## Set exercise
All lines from the beginning of the listing through the line with "from bokeh.resources import INLINE" are to be copied word for word; the pictures are not.

## Dataset section
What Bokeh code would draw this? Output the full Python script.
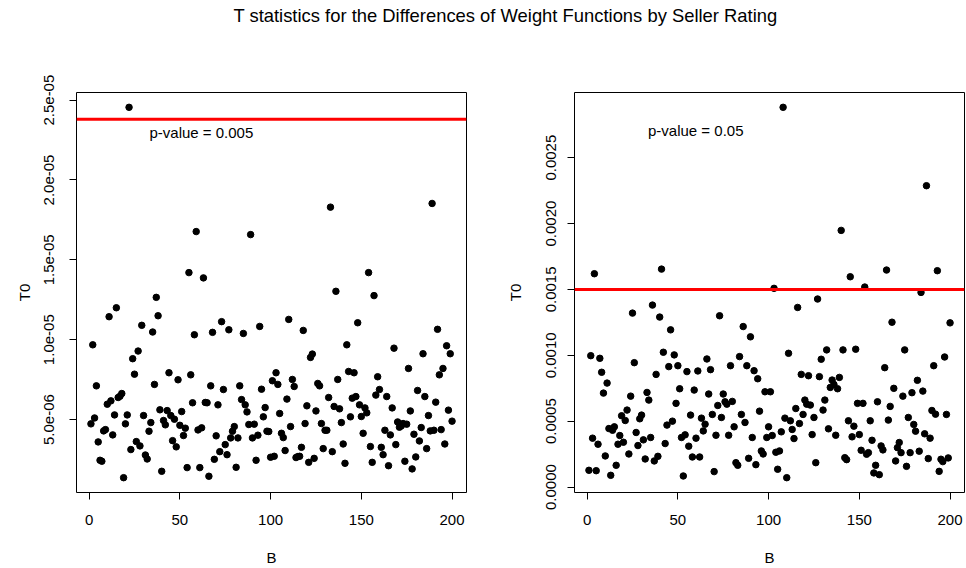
import numpy as np
from bokeh.plotting import figure
from bokeh.models import Range1d, FixedTicker, CustomJSTickFormatter, Span, Label
from bokeh.layouts import column, row
from bokeh.embed import file_html
from bokeh.resources import INLINE

# ---------------- data ----------------
main_title = "T statistics for the Differences of Weight Functions by Seller Rating"
x_label = "B"
y_label = "T0"

B = list(range(1, 201))

# left panel values, in units of 1e-6
t0_left_e6 = [
    4.73, 9.68, 5.10, 7.11, 3.60, 2.45, 2.39, 4.29, 4.37, 5.96,
    11.44, 6.17, 4.04, 5.29, 12.0, 6.38, 6.46, 6.63, 1.36, 4.73,
    5.29, 24.55, 3.12, 8.81, 7.84, 3.62, 9.29, 3.35, 10.9, 5.25,
    2.78, 2.53, 4.27, 4.81, 10.48, 7.2, 12.65, 11.5, 5.61, 1.76,
    4.94, 4.67, 5.56, 7.93, 5.25, 3.68, 5.02, 3.29, 7.49, 4.64,
    5.5, 4.0, 4.46, 1.99, 14.2, 7.8, 6.05, 10.31, 16.77, 4.35,
    1.99, 4.48, 13.87, 6.07, 6.05, 1.45, 7.11, 10.46, 2.51, 3.98,
    5.92, 2.99, 11.13, 6.88, 3.43, 2.8, 10.62, 3.85, 4.27, 4.56,
    2.01, 3.85, 7.11, 6.25, 10.39, 5.92, 5.48, 4.69, 16.58, 3.85,
    4.71, 2.45, 4.02, 10.83, 6.9, 5.17, 5.75, 4.27, 4.25, 2.64,
    7.43, 2.7, 7.93, 7.2, 5.38, 4.14, 3.87, 3.06, 6.28, 11.27,
    4.56, 7.51, 7.07, 2.62, 2.68, 2.7, 3.26, 10.58, 4.75, 5.86,
    2.32, 8.89, 9.1, 2.57, 5.54, 7.26, 7.11, 4.75, 3.18, 4.33,
    4.33, 6.38, 18.3, 2.99, 5.82, 13.03, 7.51, 5.67, 4.81, 3.47,
    2.26, 9.68, 8.01, 5.17, 6.34, 7.93, 6.44, 11.06, 5.92, 5.19,
    4.14, 5.73, 5.42, 14.2, 3.31, 2.32, 12.76, 6.53, 7.68, 6.88,
    3.26, 2.8, 4.33, 6.44, 2.11, 4.04, 5.73, 9.47, 3.43, 4.85,
    4.52, 4.6, 4.75, 2.39, 4.71, 8.2, 5.54, 1.91, 4.08, 2.66,
    6.82, 3.66, 4.5, 9.12, 6.44, 3.18, 5.25, 4.29, 18.53, 4.33,
    6.09, 10.65, 7.8, 4.37, 8.2, 3.47, 9.62, 5.59, 9.12, 4.9,
]

# right panel values, in units of 1e-4
t0_right_e4 = [
    1.27, 9.97, 3.71, 16.19, 1.24, 3.25, 9.77, 8.71, 7.13, 2.36,
    7.89, 4.44, 0.89, 4.31, 4.57, 1.65, 3.25, 3.91, 5.41, 3.4,
    5.05, 5.84, 2.51, 6.9, 13.2, 9.44, 4.14, 3.15, 5.18, 5.46,
    3.58, 2.13, 7.18, 6.6, 3.76, 13.81, 1.98, 8.55, 2.33, 12.9,
    16.54, 10.23, 3.3, 4.7, 9.14, 11.93, 5.0, 10.03, 6.35, 9.21,
    7.46, 3.76, 0.84, 3.96, 8.76, 3.1, 5.46, 2.28, 7.36, 3.71,
    8.81, 2.28, 5.23, 4.26, 4.77, 9.72, 7.06, 8.91, 5.51, 1.17,
    3.93, 6.19, 13.0, 5.28, 7.06, 6.47, 6.29, 3.93, 9.21, 6.5,
    4.57, 1.85, 1.65, 9.9, 5.51, 12.18, 4.9, 9.21, 2.18, 11.4,
    3.76, 8.83, 1.7, 8.22, 5.76, 2.74, 2.51, 7.23, 3.76, 4.57,
    7.23, 3.91, 15.08, 2.64, 1.35, 2.74, 4.19, 28.82, 5.23, 0.71,
    10.15, 5.03, 4.37, 3.68, 5.96, 13.63, 4.82, 8.55, 5.51, 6.6,
    6.29, 8.45, 6.22, 3.98, 5.28, 1.85, 14.27, 8.38, 9.7, 5.84,
    6.6, 10.41, 4.42, 7.56, 8.12, 7.79, 3.93, 7.46, 8.32, 19.48,
    10.41, 2.23, 2.08, 5.03, 15.96, 3.81, 4.62, 10.46, 6.35, 3.98,
    2.79, 6.35, 15.18, 2.49, 2.61, 5.03, 3.55, 1.07, 1.65, 6.47,
    0.94, 3.12, 2.82, 9.06, 16.47, 5.08, 6.12, 12.51, 7.49, 1.98,
    2.99, 3.38, 2.61, 6.9, 10.41, 1.57, 5.28, 2.61, 7.16, 4.75,
    4.24, 8.1, 2.72, 14.77, 7.28, 4.04, 22.87, 2.16, 3.71, 5.81,
    9.21, 5.53, 16.42, 1.19, 2.11, 1.93, 9.87, 5.51, 2.21, 12.46,
]

t0_left = [v * 1e-6 for v in t0_left_e6]
t0_right = [v * 1e-4 for v in t0_right_e4]

threshold_left = 2.381e-05
threshold_right = 0.0015
pvalue_left = "p-value =  0.005"
pvalue_right = "p-value =  0.05"
pvalue_pos_left = (63, 2.296e-05)
pvalue_pos_right = (61, 0.002703)

x_ticks = [0, 50, 100, 150, 200]
y_ticks_left = [5e-06, 1e-05, 1.5e-05, 2e-05, 2.5e-05]
y_labels_left = ["5.0e-06", "1.0e-05", "1.5e-05", "2.0e-05", "2.5e-05"]
y_ticks_right = [0.0, 0.0005, 0.0010, 0.0015, 0.0020, 0.0025]
y_labels_right = ["0.0000", "0.0005", "0.0010", "0.0015", "0.0020", "0.0025"]

FONT = "Liberation Sans"

assert len(t0_left) == len(B) and len(t0_right) == len(B)


def padded(lo, hi):
    s = hi - lo
    return Range1d(lo - 0.04 * s, hi + 0.04 * s)


def panel(vals, thresh, ptxt, ppos, yticks, ylabels, bl, br, tick_standoff, lab_standoff):
    y = np.asarray(vals)
    x = np.asarray(B)
    p = figure(frame_width=390, frame_height=400,
               x_range=padded(x.min(), x.max()), y_range=padded(y.min(), y.max()),
               output_backend="svg", toolbar_location=None,
               min_border_left=bl, min_border_right=br,
               min_border_top=52, min_border_bottom=76)
    p.grid.visible = False
    p.outline_line_color = "black"
    p.outline_line_width = 1
    p.outline_line_alpha = 1.0
    p.background_fill_color = "white"
    p.border_fill_color = "white"

    p.scatter(x, y, size=6.5, fill_color="black", line_color="black", marker="circle")
    p.add_layout(Span(location=thresh, dimension="width", line_color="#ff0000", line_width=3))
    p.add_layout(Label(x=ppos[0], y=ppos[1], text=ptxt, text_align="center",
                       text_baseline="middle", text_font=FONT, text_font_size="15px",
                       text_color="black"))

    for ax in (p.xaxis[0], p.yaxis[0]):
        ax.axis_line_color = None
        ax.major_tick_line_color = "black"
        ax.major_tick_out = 7
        ax.major_tick_in = 0
        ax.minor_tick_line_color = None
        ax.major_label_text_font = FONT
        ax.major_label_text_font_size = "15px"
        ax.major_label_text_color = "black"
        ax.axis_label_text_font = FONT
        ax.axis_label_text_font_size = "15px"
        ax.axis_label_text_font_style = "normal"
        ax.axis_label_text_color = "black"

    xa = p.xaxis[0]
    xa.ticker = FixedTicker(ticks=x_ticks)
    xa.axis_label = x_label
    xa.major_label_standoff = 15
    xa.axis_label_standoff = 21

    ya = p.yaxis[0]
    ya.ticker = FixedTicker(ticks=yticks)
    ya.formatter = CustomJSTickFormatter(args=dict(vals=yticks, labels=ylabels), code="""
        let best = 0, bd = Infinity;
        for (let i = 0; i < vals.length; i++) {
            const d = Math.abs(vals[i] - tick);
            if (d < bd) { bd = d; best = i; }
        }
        return labels[best];
    """)
    ya.major_label_orientation = "vertical"
    ya.major_label_standoff = tick_standoff
    ya.axis_label = y_label
    ya.axis_label_standoff = lab_standoff
    return p


p1 = panel(t0_left, threshold_left, pvalue_left, pvalue_pos_left,
           y_ticks_left, y_labels_left, 76, 17, 15, 9)
p2 = panel(t0_right, threshold_right, pvalue_right, pvalue_pos_right,
           y_ticks_right, y_labels_right, 91, 2, 11, 20)

pt = figure(frame_width=966, frame_height=40, x_range=Range1d(0, 1), y_range=Range1d(0, 1),
            x_axis_type=None, y_axis_type=None, output_backend="svg", toolbar_location=None,
            min_border=0, min_border_left=0, min_border_right=0,
            min_border_top=0, min_border_bottom=0)
pt.outline_line_color = None
pt.grid.visible = False
pt.add_layout(Label(x=505, y=25, x_units="screen", y_units="screen", text=main_title,
                    text_align="center", text_baseline="middle", text_font=FONT,
                    text_font_size="18.4px", text_color="black"))

layout = column(pt, row(p1, p2, spacing=0), spacing=0)

with open("out.html", "w") as f:
    f.write(file_html(layout, INLINE))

## Solution to the problem
What Bokeh code would draw this? Output the full Python script.
import numpy as np
from bokeh.plotting import figure
from bokeh.models import Range1d, FixedTicker, CustomJSTickFormatter, Span, Label
from bokeh.layouts import column, row
from bokeh.embed import file_html
from bokeh.resources import INLINE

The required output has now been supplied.